* [Challenge]:
Write out every line exactly, from the start of the records below to the line with "from matplotlib.lines import Line2D", and stop there. Don't write out the pictures.

* Start Extracted entries *

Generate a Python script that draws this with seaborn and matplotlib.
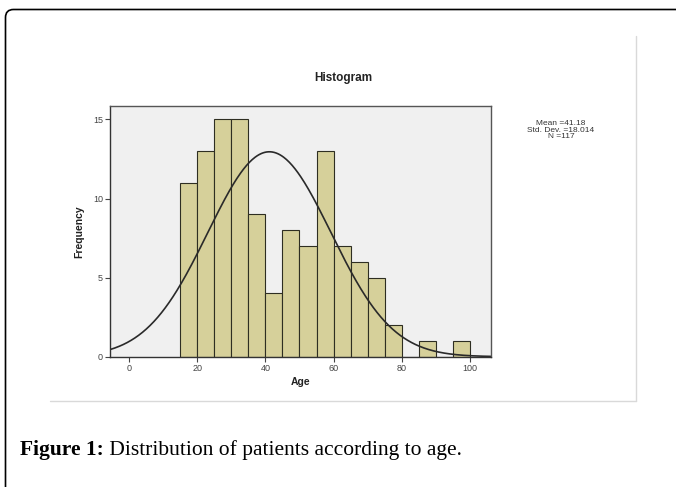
import numpy as np
import pandas as pd
import seaborn as sns
import matplotlib.pyplot as plt
from matplotlib.patches import FancyBboxPatch
from matplotlib.lines import Line2D

# Age histogram counts (bin width 5, starting at 15)
bin_starts = [15, 20, 25, 30, 35, 40, 45, 50, 55, 60, 65, 70, 75, 80, 85, 90, 95]
counts = [11, 13, 15, 15, 9, 4, 8, 7, 13, 7, 6, 5, 2, 0, 1, 0, 1]
bin_width = 5

# summary stats printed next to the chart
mean_age = 41.18
sd_age = 18.014
n_total = 117

x_ticks = [0, 20, 40, 60, 80, 100]
y_ticks = [0, 5, 10, 15]

sns.set_theme(style="white")
plt.rcParams["font.family"] = ["Liberation Sans", "DejaVu Sans"]

# bin midpoints with weights, so the histogram reproduces the counts
df = pd.DataFrame({"Age": [b + bin_width / 2 for b in bin_starts], "count": counts})

fig = plt.figure(figsize=(6.76, 4.87), dpi=100)
fig.patch.set_facecolor("white")

# outer rounded frame (cut by the figure edges on right / bottom)
frame = FancyBboxPatch((0.055, -0.5), 7.5, 4.775 + 0.5,
                       boxstyle="round,pad=0,rounding_size=0.08",
                       transform=fig.dpi_scale_trans, fill=False,
                       edgecolor="black", linewidth=1.2)
fig.add_artist(frame)

# faint border of the embedded chart image
W, H = 676, 487
fig.add_artist(Line2D([636 / W, 636 / W], [1 - 36 / H, 1 - 401 / H],
                      transform=fig.transFigure, color="#d9d9d9", lw=1))
fig.add_artist(Line2D([50 / W, 636 / W], [1 - 401 / H, 1 - 401 / H],
                      transform=fig.transFigure, color="#d9d9d9", lw=1))

ax = fig.add_axes([110 / W, 1 - 356.7 / H, (490.7 - 110) / W, (356.7 - 106) / H])
ax.set_facecolor("#f0f0f0")

sns.histplot(data=df, x="Age", weights="count", binwidth=bin_width,
             binrange=(bin_starts[0], bin_starts[-1] + bin_width), ax=ax,
             color="#d6d09a", edgecolor="#2e2e22", linewidth=0.8, alpha=1)

# fitted normal curve from the reported stats
xs = np.linspace(-5.5, 106, 400)
ys = n_total * bin_width * np.exp(-0.5 * ((xs - mean_age) / sd_age) ** 2) / (sd_age * np.sqrt(2 * np.pi))
sns.lineplot(x=xs, y=ys, ax=ax, color="#2a2a2a", linewidth=1.2)

ax.set_xlim(-5.5, 106)
ax.set_ylim(0, 15.85)
ax.set_xticks(x_ticks)
ax.set_yticks(y_ticks)
ax.tick_params(axis="both", direction="out", length=3.5, width=0.8,
               color="#444444", labelsize=6.5, labelcolor="#444444", pad=1.5,
               bottom=True, left=True)
for s in ax.spines.values():
    s.set_color("#555555")
    s.set_linewidth(1)
ax.spines["left"].set_color("#333333")
ax.spines["bottom"].set_color("#333333")

ax.set_xlabel("Age", fontsize=7.5, fontweight="bold", color="#222222", labelpad=3)
ax.set_ylabel("Frequency", fontsize=7.5, fontweight="bold", color="#222222", labelpad=6)

fig.text(343 / W, 1 - 78 / H, "Histogram", ha="center", va="center",
         fontsize=8.5, fontweight="bold", color="#222222")
fig.text(561 / W, 1 - 130 / H,
         f"Mean ={mean_age}\nStd. Dev. ={sd_age}\nN ={n_total}",
         ha="center", va="center", fontsize=6, color="#333333", linespacing=0.9)

# caption
cap = fig.text(20 / W, 1 - 455 / H, "Figure 1:", ha="left", va="baseline",
               fontsize=15.5, fontweight="bold", color="black",
               family=["Liberation Serif", "DejaVu Serif"])
ax.annotate(" Distribution of patients according to age.", xy=(1, 0), xycoords=cap,
            ha="left", va="bottom", fontsize=15.5, color="black",
            family=["Liberation Serif", "DejaVu Serif"], annotation_clip=False)

fig.savefig("out.png", dpi=100)
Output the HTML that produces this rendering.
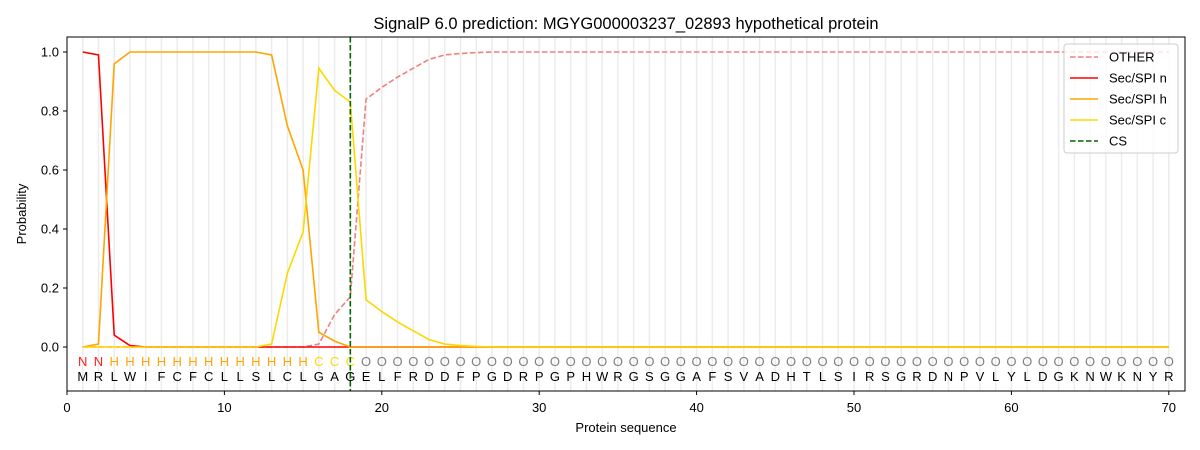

* End Extracted entries *

* [Output for this exercise]:
Generate a Python script that draws this with seaborn and matplotlib.
import numpy as np
import pandas as pd
import seaborn as sns
import matplotlib.pyplot as plt
from matplotlib.patches import FancyBboxPatch
from matplotlib.lines import Line2D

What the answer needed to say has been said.